Lo canto in Fuori città, una delle canzoni contenute nell’album: ho seguito il richiamo della foresta. La metà delle canzoni del disco le ho registrate in alta montagna, nel rifugio del mio amico Paolo Cognetti in Valle d’Aosta, costruendo uno studio mobile a 2500 metri d’altezza».

Oltre alla Valle d’Aosta, dove è andato?

«Nel deserto del Sahara. E poi alle Canarie, dove trascorro la maggior parte dell’anno: Vista mare è nata lì».

In che modo questo girovagare ha ispirato le canzoni del nuovo disco?

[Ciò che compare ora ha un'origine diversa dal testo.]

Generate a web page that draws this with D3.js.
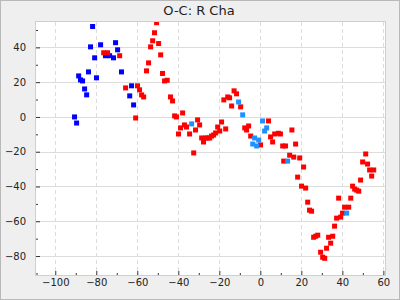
<!DOCTYPE html>
<html>
<head>
<meta charset="utf-8">
<script src="https://cdn.jsdelivr.net/npm/d3@7"></script>
<style>
body { margin: 0; }
text { font-family: "DejaVu Sans", sans-serif; }
.tick text { font-size: 10px; fill: #222; }
.tick line { stroke: #333; }
</style>
</head>
<body>
<div id="chart"></div>
<script>
// chart data: [x, y] pairs for each colour
var title = "O-C: R Cha";
var xTicks = [-100, -80, -60, -40, -20, 0, 20, 40, 60];
var yTicks = [-80, -60, -40, -20, 0, 20, 40];
var xMinor = [-90, -70, -50, -30, -10, 10, 30, 50];
var yMinor = [-90, -70, -50, -30, -10, 10, 30, 50];

var bluePts = [[-81.8,52.0],[-82.8,40.3],[-77.9,41.5],[-80.8,34.0],[-70.6,42.7],[-69.6,38.6],
  [-71.6,34.0],[-75.5,35.2],[-73.5,35.2],[-88.6,23.6],[-87.7,21.3],[-86.7,20.7],[-83.8,25.9],
  [-79.9,22.5],[-67.7,25.9],[-85.7,16.1],[-84.7,12.7],[-90.6,0],[-89.6,-3.5],[-62.8,17.9],
  [-63.7,12.1],[-61.8,6.9]];

var redPts = [[-76.4,36.9],[-74.5,36.9],[-68.6,35.2],[-65.7,16.7],[-60.8,-0.6],[-59.9,17.9],
  [-58.9,15.6],[-57.9,12.7],[-56.9,11.5],[-55.5,26.5],[-54.5,31.1],[-53.5,40.3],[-52.5,43.8],
  [-51.6,48.4],[-50.6,54.2],[-49.6,42.2],[-48.6,35.7],[-47.7,25.0],[-46.7,20.7],[-45.4,21.1],
  [-43.8,11.5],[-42.8,9.2],[-41.8,0.6],[-40.9,0],[-39.9,-9.8],[-38.9,-6.3],[-37.9,2.3],
  [-37.0,-4.6],[-36.0,-5.8],[-34.5,-9.8],[-32.5,-20.7],[-31.6,-7.5],[-30.6,-1.7],[-29.6,-4.6],
  [-28.6,-12.1],[-27.7,-14.4],[-26.7,-12.1],[-25.7,-12.1],[-24.7,-12.1],[-23.8,-11.0],
  [-22.8,-10.4],[-21.8,-9.2],[-20.8,-5.8],[-19.8,-8.1],[-18.9,-2.9],[-17.8,9.8],[-16.9,-6.9],
  [-15.9,11.5],[-15.0,11.0],[-14.0,6.3],[-12.8,15.0],[-11.6,13.3],[-9.6,5.8],[-7.6,-6.3],
  [-6.7,-7.5],[-5.7,-5.2],[-4.7,-11.0],[0.1,-16.1],[4.0,-2.3],[5.0,-11.5],[6.0,-14.4],
  [7.0,-9.8],[8.8,-9.4],[9.8,-9.8],[10.9,-16.7],[12.3,-16.7],[15.4,-7.5],[17.2,-15.6],
  [11.4,-25.4],[14.3,-22.0],[16.3,-23.1],[19.2,-23.6],[21.1,-28.8],[18.2,-34.6],[20.1,-39.8],
  [22.1,-40.9],[23.1,-49.0],[24.0,-53.6],[25.0,-54.2],[26.0,-69.2],[27.0,-68.6],[28.0,-68.0],
  [29.4,-77.8],[30.4,-80.7],[31.4,-81.3],[32.3,-75.5],[33.3,-69.2],[35.3,-68.6],[34.3,-72.6],
  [36.2,-62.8],[37.2,-58.2],[39.2,-57.6],[40.1,-55.3],[38.2,-46.7],[41.1,-51.9],[43.1,-51.9],
  [44.1,-46.7],[45.0,-39.8],[46.0,-41.5],[47.0,-42.1],[48.0,-42.7],[48.9,-36.3],[49.9,-25.9],
  [51.4,-21.3],[52.3,-27.1],[53.3,-30.5],[55.3,-30.5],[54.3,-34.0]];

var lightPts = [[-33.5,-4.0],[-10.6,8.6],[-8.6,1.2],[1.1,-2.3],[3.1,-6.3],[2.1,-8.1],
  [-2.8,-12.1],[-0.8,-13.3],[-3.7,-15.6],[-1.8,-16.7],[13.3,-25.4],[42.1,-55.3]];

var margin = {top: 22, right: 15, bottom: 25, left: 36},
  width = 400 - margin.left - margin.right,
  height = 300 - margin.top - margin.bottom;

var x = d3.scaleLinear().domain([-109.4, 60.8]).range([0, width]);
var y = d3.scaleLinear().domain([54.6, -90.9]).range([0, height]);

var root = d3.select("#chart").append("svg")
  .attr("width", 400)
  .attr("height", 300);

// grey page + border
root.append("rect")
  .attr("x", 0.5).attr("y", 0.5)
  .attr("width", 399).attr("height", 299)
  .attr("fill", "#efefef")
  .attr("stroke", "#b9b9b9");

root.append("text")
  .attr("x", 199)
  .attr("y", 15)
  .attr("text-anchor", "middle")
  .attr("font-size", "13px")
  .attr("fill", "#222")
  .text(title);

var svg = root.append("g")
  .attr("transform", "translate(" + margin.left + "," + margin.top + ")");

svg.append("clipPath")
  .attr("id", "plotclip")
  .append("rect")
  .attr("width", width)
  .attr("height", height);

svg.append("rect")
  .attr("width", width)
  .attr("height", height)
  .attr("fill", "#fff");

// grid
svg.selectAll(".hgrid")
  .data(yTicks)
  .enter().append("line")
  .attr("class", "hgrid")
  .attr("x1", 0).attr("x2", width)
  .attr("y1", function(d) { return Math.round(y(d)) + 0.5; })
  .attr("y2", function(d) { return Math.round(y(d)) + 0.5; })
  .attr("stroke", "#dcdcdc");

svg.selectAll(".vgrid")
  .data(xTicks)
  .enter().append("line")
  .attr("class", "vgrid")
  .attr("y1", 0).attr("y2", height)
  .attr("x1", function(d) { return Math.round(x(d)) + 0.5; })
  .attr("x2", function(d) { return Math.round(x(d)) + 0.5; })
  .attr("stroke", "#dcdcdc")
  .attr("stroke-dasharray", "4,3");

// frame
svg.append("rect")
  .attr("x", -0.5).attr("y", -0.5)
  .attr("width", width + 1)
  .attr("height", height + 1)
  .attr("fill", "none")
  .attr("stroke", "#cfcfcf");

// axes, ticks point inward
svg.append("g")
  .call(d3.axisLeft(y).tickValues(yTicks).tickSize(-4).tickPadding(10))
  .call(function(g) { g.select(".domain").remove(); });
svg.append("g")
  .call(d3.axisLeft(y).tickValues(yMinor).tickSize(-2).tickFormat(""))
  .call(function(g) { g.select(".domain").remove(); });

svg.append("g")
  .attr("transform", "translate(0," + height + ")")
  .call(d3.axisBottom(x).tickValues(xTicks).tickSize(-4).tickPadding(4))
  .call(function(g) { g.select(".domain").remove(); });
svg.append("g")
  .attr("transform", "translate(0," + height + ")")
  .call(d3.axisBottom(x).tickValues(xMinor).tickSize(-2).tickFormat(""))
  .call(function(g) { g.select(".domain").remove(); });

// points, clipped to the plot box
var pts = svg.append("g").attr("clip-path", "url(#plotclip)");

function drawPts(data, color) {
  pts.append("g").selectAll("rect")
    .data(data)
    .enter().append("rect")
    .attr("x", function(d) { return x(d[0]) - 2.5; })
    .attr("y", function(d) { return y(d[1]) - 2.5; })
    .attr("width", 5)
    .attr("height", 5)
    .attr("fill", color);
}
drawPts(bluePts, "#0000ff");
drawPts(redPts, "#ff0000");
drawPts(lightPts, "#1e90ff");
</script>
</body>
</html>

«È un disco popolato da persone, alberi, laghi, vulcani. Ci sono le città ma anche le montagne, le cascate, le strade tortuose. E le letture che mi hanno accompagnato, da Roberto Bolaño a Pasolini, passando per Grazia Deledda e Amelia Rosselli. Ero così ispirato che oltre al disco ho scritto anche un libro, Piccolo manuale di pop impopolare, contenuto nelle edizioni limitate di vinile e cd: è una sorta di diario di bordo che raccoglie tutto quello che non è entrato nelle canzoni».

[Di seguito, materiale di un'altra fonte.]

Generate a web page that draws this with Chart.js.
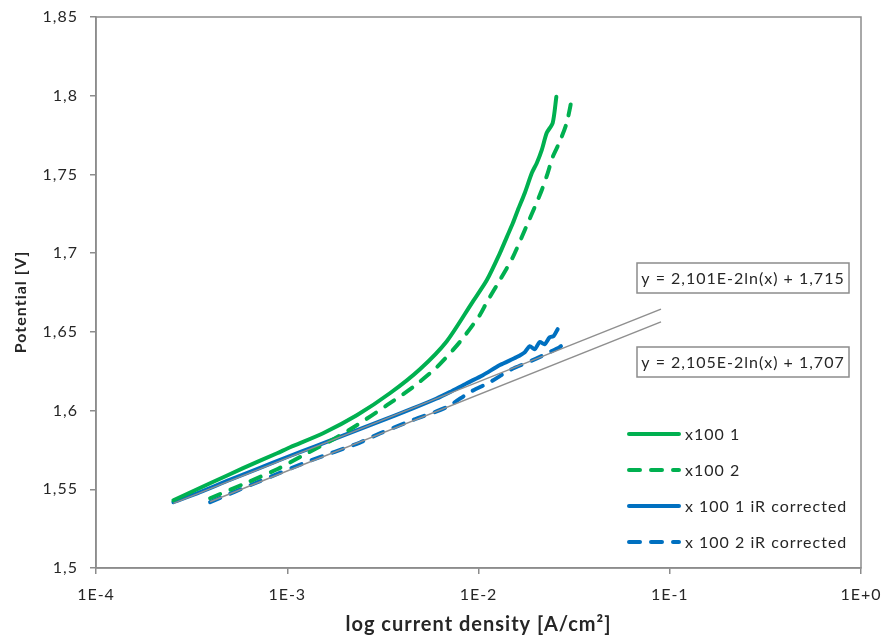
<!DOCTYPE html>
<html>
<head>
<meta charset="utf-8">
<script src="https://cdn.jsdelivr.net/npm/chart.js@4.4.1/dist/chart.umd.min.js"></script>
<style>
  html, body { margin: 0; padding: 0; background: #fff; }
  #wrap { width: 884px; height: 641px; }
</style>
</head>
<body>
<div id="wrap"><canvas id="pol" width="884" height="641"></canvas></div>
<script>
// polarisation curves, current density in A/cm2, potential in V
const x1001J = [2.54e-4, 3.95e-4, 5.88e-4, 8.85e-4, 1.035e-3, 1.54e-3, 2.31e-3, 3.44e-3, 4.94e-3, 6.83e-3, 9.23e-3,
  1.106e-2, 1.294e-2, 1.406e-2, 1.513e-2, 1.607e-2, 1.746e-2, 1.900e-2, 2.018e-2, 2.143e-2, 2.275e-2, 2.443e-2, 2.553e-2];
const x1001E = [1.5430, 1.5538, 1.5634, 1.5729, 1.5767, 1.5856, 1.5970, 1.6110, 1.6263, 1.6441, 1.6683,
  1.6829, 1.7000, 1.7102, 1.7191, 1.7274, 1.7382, 1.7509, 1.7573, 1.7656, 1.7764, 1.7827, 1.7994];

const x1002J = [3.95e-4, 5.88e-4, 8.85e-4, 1.27e-3, 1.67e-3, 2.31e-3, 3.32e-3, 4.54e-3, 6.06e-3, 7.98e-3, 1.016e-2,
  1.106e-2, 1.294e-2, 1.513e-2, 1.811e-2, 1.969e-2, 2.143e-2, 2.301e-2, 2.443e-2, 2.655e-2, 2.891e-2, 3.069e-2];
const x1002E = [1.5443, 1.5532, 1.5627, 1.5729, 1.5805, 1.5907, 1.6034, 1.6149, 1.6276, 1.6435, 1.6607,
  1.6689, 1.6829, 1.6975, 1.7191, 1.7293, 1.7401, 1.7509, 1.7611, 1.7706, 1.7827, 1.7974];

const x1001irJ = [2.54e-4, 3.5e-4, 5e-4, 7e-4, 1e-3, 1.4e-3, 2e-3, 3e-3, 4.5e-3, 6e-3, 7.08e-3, 8.69e-3,
  1.054e-2, 1.294e-2, 1.586e-2, 1.746e-2, 1.853e-2, 1.969e-2, 2.089e-2, 2.219e-2, 2.355e-2, 2.471e-2, 2.594e-2];
const x1001irE = [1.5418, 1.5482, 1.5560, 1.5630, 1.5705, 1.5772, 1.5845, 1.5928, 1.6012, 1.6075, 1.6117, 1.6174,
  1.6225, 1.6289, 1.6340, 1.6371, 1.6409, 1.6390, 1.6435, 1.6422, 1.6466, 1.6473, 1.6517];

const x1002irJ = [3.95e-4, 7.21e-4, 1.31e-3, 2.4e-3, 3.05e-3, 4.54e-3, 6.83e-3, 9.01e-3, 1.146e-2, 1.459e-2,
  1.923e-2, 2.355e-2, 2.655e-2, 2.818e-2, 2.891e-2];
const x1002irE = [1.5418, 1.5552, 1.5680, 1.5797, 1.5855, 1.5940, 1.6022, 1.6117, 1.6180, 1.6257,
  1.6320, 1.6371, 1.6403, 1.6428, 1.6447];

// log fits E = a*ln(j) + b on the iR corrected curves
const fitSlope = [2.101e-2, 2.105e-2];
const fitIntercept = [1.715, 1.707];
const fitFrom = [2.54e-4, 3.95e-4];
const fitTo = [0.09, 0.09];

const seriesLabels = ["x100 1", "x100 2", "x 100 1 iR corrected", "x 100 2 iR corrected"];
const xTickValues = [1e-4, 1e-3, 1e-2, 1e-1, 1];
const xTickLabels = ["1E-4", "1E-3", "1E-2", "1E-1", "1E+0"];

const GREEN = "#00b050";
const BLUE = "#0070c0";
const AXIS_GRAY = "#8c8c8c";
const TEXT = "#262626";
const FONT = "Lato, 'Open Sans', sans-serif";

const pts = (xs, ys) => xs.map((x, i) => ({ x, y: ys[i] }));
const comma = v => String(v).replace(".", ",");

function fitPoints(i) {
  return [fitFrom[i], fitTo[i]].map(x => ({ x, y: fitSlope[i] * Math.log(x) + fitIntercept[i] }));
}
function fitText(i) {
  return "y = " + comma(+(fitSlope[i] * 100).toFixed(3)) + "E-2ln(x) + " + comma(fitIntercept[i]);
}

function curve(label, data, color, dashed) {
  return {
    label, data,
    borderColor: color,
    backgroundColor: color,
    borderWidth: 4,
    borderDash: dashed ? [11, 11] : [],
    borderCapStyle: "round",
    borderJoinStyle: "round",
    pointRadius: 0,
    showLine: true,
    tension: 0.25
  };
}
function trend(i) {
  return {
    label: "", data: fitPoints(i),
    borderColor: "#8f8f8f", borderWidth: 1.5,
    pointRadius: 0, showLine: true, tension: 0
  };
}

// slightly looser text, closer to the office font
const spacing = {
  id: "spacing",
  beforeDraw(chart) { chart.ctx.letterSpacing = "1px"; }
};

// frame around the plot, y title, legend and fit equation boxes
const extras = {
  id: "extras",
  afterDraw(chart) {
    const { ctx, chartArea: a } = chart;
    ctx.save();
    ctx.strokeStyle = AXIS_GRAY;
    ctx.lineWidth = 1.5;
    ctx.strokeRect(a.left, a.top, a.right - a.left, a.bottom - a.top);

    // y axis title
    ctx.save();
    ctx.translate(21, 302);
    ctx.rotate(-Math.PI / 2);
    ctx.font = "bold 16px " + FONT;
    ctx.fillStyle = TEXT;
    ctx.textAlign = "center";
    ctx.textBaseline = "middle";
    ctx.fillText("Potential [V]", 0, 0);
    ctx.restore();

    // legend
    ctx.font = "16px " + FONT;
    ctx.textBaseline = "middle";
    ctx.textAlign = "left";
    const curves = chart.data.datasets.filter(d => d.label);
    curves.forEach((d, i) => {
      const y = 434 + i * 36;
      ctx.beginPath();
      ctx.strokeStyle = d.borderColor;
      ctx.lineWidth = d.borderWidth;
      ctx.lineCap = "round";
      ctx.setLineDash(d.borderDash);
      ctx.moveTo(629, y);
      ctx.lineTo(679, y);
      ctx.stroke();
      ctx.setLineDash([]);
      ctx.fillStyle = TEXT;
      ctx.fillText(d.label, 685, y + 1);
    });

    // fit equations
    [263, 347].forEach((top, i) => {
      ctx.fillStyle = "#fff";
      ctx.fillRect(637, top, 212, 30);
      ctx.strokeStyle = AXIS_GRAY;
      ctx.lineWidth = 1.5;
      ctx.strokeRect(637, top, 212, 30);
      ctx.fillStyle = TEXT;
      ctx.textAlign = "center";
      ctx.fillText(fitText(i), 743, top + 16);
    });
    ctx.restore();
  }
};

new Chart(document.getElementById("pol"), {
  type: "scatter",
  data: {
    datasets: [
      trend(0),
      trend(1),
      curve(seriesLabels[0], pts(x1001J, x1001E), GREEN, false),
      curve(seriesLabels[1], pts(x1002J, x1002E), GREEN, true),
      curve(seriesLabels[2], pts(x1001irJ, x1001irE), BLUE, false),
      curve(seriesLabels[3], pts(x1002irJ, x1002irE), BLUE, true)
    ]
  },
  options: {
    responsive: false,
    animation: false,
    layout: { padding: { top: 17, right: 23, left: 0, bottom: 0 } },
    plugins: { legend: { display: false }, tooltip: { enabled: false } },
    scales: {
      x: {
        type: "logarithmic",
        min: 1e-4, max: 1,
        afterBuildTicks: s => { s.ticks = xTickValues.map(v => ({ value: v })); },
        afterFit: s => { s.height = 73; s.paddingLeft = 0; s.paddingRight = 0; },
        ticks: {
          callback: v => xTickLabels[xTickValues.indexOf(v)],
          autoSkip: false, maxRotation: 0, padding: 11,
          color: TEXT, font: { family: FONT, size: 16 }
        },
        grid: { drawOnChartArea: false, tickLength: 6, color: AXIS_GRAY, lineWidth: 1.5 },
        border: { color: AXIS_GRAY, width: 1.5 },
        title: {
          display: true, text: "log current density [A/cm²]",
          color: TEXT, font: { family: FONT, size: 20, weight: "bold" }, padding: { bottom: 4 }
        }
      },
      y: {
        min: 1.5, max: 1.85,
        afterFit: s => { s.width = 96; s.paddingTop = 0; s.paddingBottom = 0; },
        ticks: {
          stepSize: 0.05, padding: 12,
          callback: v => comma(Math.round(v * 100) / 100),
          color: TEXT, font: { family: FONT, size: 16 }
        },
        grid: { drawOnChartArea: false, tickLength: 6, color: AXIS_GRAY, lineWidth: 1.5 },
        border: { color: AXIS_GRAY, width: 1.5 }
      }
    }
  },
  plugins: [spacing, extras]
});
</script>
</body>
</html>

E musicalmente, invece, dove sta andando?

«Verso l’immediatezza. Ho tolto tante parole, accorciato le canzoni. Ho fatto la cosa più sperimentale che potessi fare: lavorare molto con la forma canzone, con i ritornelli, senza dilungarmi troppo con la durata delle canzoni, ma facendole rientrare nel minutaggio giusto per il pop. Ecco perché ho intitolato il libro Piccolo manuale di pop impopolare: sto avendo a che fare con il pop, ma a modo mio (ride). Grazie al cielo ho una scrittura riconoscibile. In un’epoca in cui si fa fatica a distinguere i cantanti tra di loro, perché le canzoni suonano tutte allo stesso modo, il mio riferimento sono artisti come Paolo Conte e Franco Battiato, che hanno spaziato tra i generi ma rimanendo sempre originalissimi e unici».

Qual è l’incontro che l’ha spiazzata di più, tra quelli che ha fatto in questi mesi?

«Quello con Nada, che ha accettato di cantare con me Fuoco dentro. Vive in una casa di campagna a un’ora e quaranta da Grosseto. Per arrivarci, devi prendere una strada sdrucciolevole e proseguire per quattro o cinque chilometri, arrivando lontanissimo da ogni forma di civiltà. Mi ha detto: “Questo è il mio monastero e la mia casa di cura”».

Cosa le ha raccontato?

«Che ha iniziato ad ascoltare la radio solo nell’ultimo anno. E sa perché? Perché i cinghiali di notte le andavano a distruggere il giardino, così le hanno consigliato di lasciare delle radio accese per non farli avvicinare: “Vasco, ora ho capito perché in radio quelli come noi non li passano mai: suonano solo canzoni assurde” (ride)».